Saturday, October 3, 2015

Gold and Lava

This ask-a-Geologist query began as a science fiction writer trying to make his novel more realistic. His original question was framed around a scene where gold is mixed in a lava flow. Barring the obvious difficulties of how you would (a) concentrate and refine the gold and (b) why would you want to play with gold in a lava flow in the first place...

           Q: Does the gold just melt completely away? Would It sink? Would it meld into the Lava and you couldn't tell the different between the two? Would it rest on top and be visibly different? I'm writing a story and I want to be as scientifically accurate as possible. And considering I don't know what happens when Molten Lava touches a refined Precious metal. I thought i would ask.

– Jeremy A

A: To start with, your hypothesis is a long way removed from any possible reality. This is because gold is rarely found in nature in a form larger than tiny flakes. The rare nugget found in Alaska is just that: extremely rare, and secondary at that (i.e., the nugget is not the original form).

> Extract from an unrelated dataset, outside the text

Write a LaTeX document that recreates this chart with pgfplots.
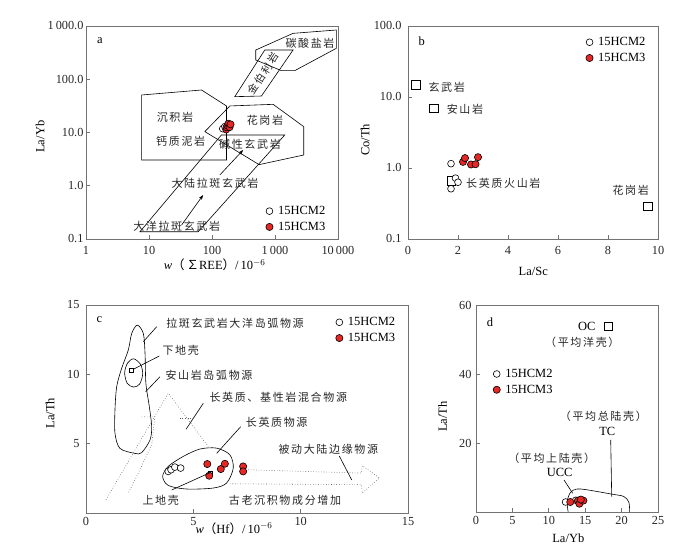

            If you want to modify your story to deal with a refined gold artifact, the following may be helpful:

            The melting temperature of pure, refined gold is 1064 °C. By comparison, the melting point of magma is in the range 700 °C to 1300 °C - depending on its silica content. Gold is also extremely conductive, both electrically and thermally. Gold will thus tend to conduct heat through it very efficiently. 

            The density of pure refined gold is quite high: 19.3 g/cc. A typical magma might range in density from 2.4 g/cc to 3.35 g/cc - again depending on silica content. 

            From these, I can suggest two possible scenarios:

1. If a refined gold object is set on an active flow down-range from Kilauea/Pu'u O'o (on the Big Island, Hawai'i), it will initially start to sink into the magma. Experience has shown (including my personal experience) that magma exposed to air quickly forms a crust and hardens inward - rapidly - from that crust. I've personally walked over active toes of magma flows there, because it was already crusting over. And yes, it was still rough on my boot-soles, but mainly because the crust is really mostly glass. Under these very specific circumstances, the gold object would end up being locked, partially sunk, in the cooling magma crust. 

2. In another possible scenario, the refined gold object might be thrown into an active lava tube (look at the photo in the upper right of this link: for an example of a skylight broken into a lava tube). In this case, the magma temperature is in the 1200 - 1300 °C range, and the gold object would first sink, then slowly turn liquid and begin to disperse in the magma as it continues down the lava tube. 

Hope this helps your book be a bit more realistic.